Search code examples
javascriptnode.jssearch-enginegoogle-search-apigoogle-custom-search

Google custom search on the whole web and limitations (gizoogle)


I am working on a search engine that needs to have access to results from google. Here are my options:

  • Using the custom search API
  • Using a proxy to make my server send searches and return the data

I am not sure about some things though:

Is the custom search API limited? I may need a really big amount of queries, so if the use is limited it will be a problem.

Is it "authorized" to use a proxy in node that would send search queries to google and intercept the result to show to my users? If I do so, wouldn't I run to some limitations?

The inspiration here is gizoogle which managed to plug into google API (they have the same results as google) while still not using custom search (custom search displays adds, and there aren't any on this website). So I assume they have some sort of proxy, but how come google let them run those queries?

Edit: It turns out that the custom search API is also limited. So, how did gizoogle do ?


Solution

  • Ok here is how I solved this problem:

    It turns out that google has a lost API (probably deprecated so be aware of this) for client-side ajax search.

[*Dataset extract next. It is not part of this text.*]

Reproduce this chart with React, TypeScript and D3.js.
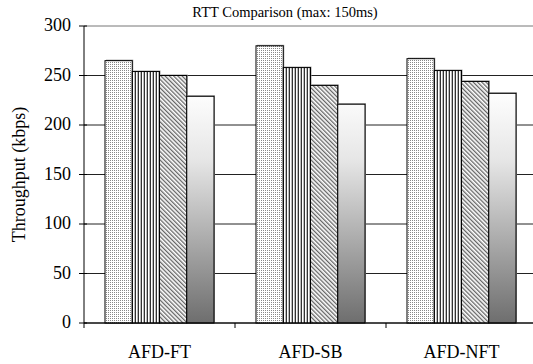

It looks like that:

    http://ajax.googleapis.com/ajax/services/search/web?v=1.0&q=test&rsz=large

    Just go to that url to see what results it gives.

    So basically here is the process:

    • The user types a search
    • It is sent to your server in ajax
    • The server might modify the search depending on your application (filtering forbidden words or whatever)
    • Your server polls the ajax web service from google - don't forget to add the getparameter userIp which is needed to avoid limitations (google limits incoming queries from each user, so your server has to tell google that it is making a request on behalf of this userIp
    • You send back the results to the client, and then use javascript to display them

    The only drawback is that the search must be made in ajax, meaning that the page is empty at load and filled later. But you could actually use get parameters in URL to preload the search and fill the page before sending it to the client though.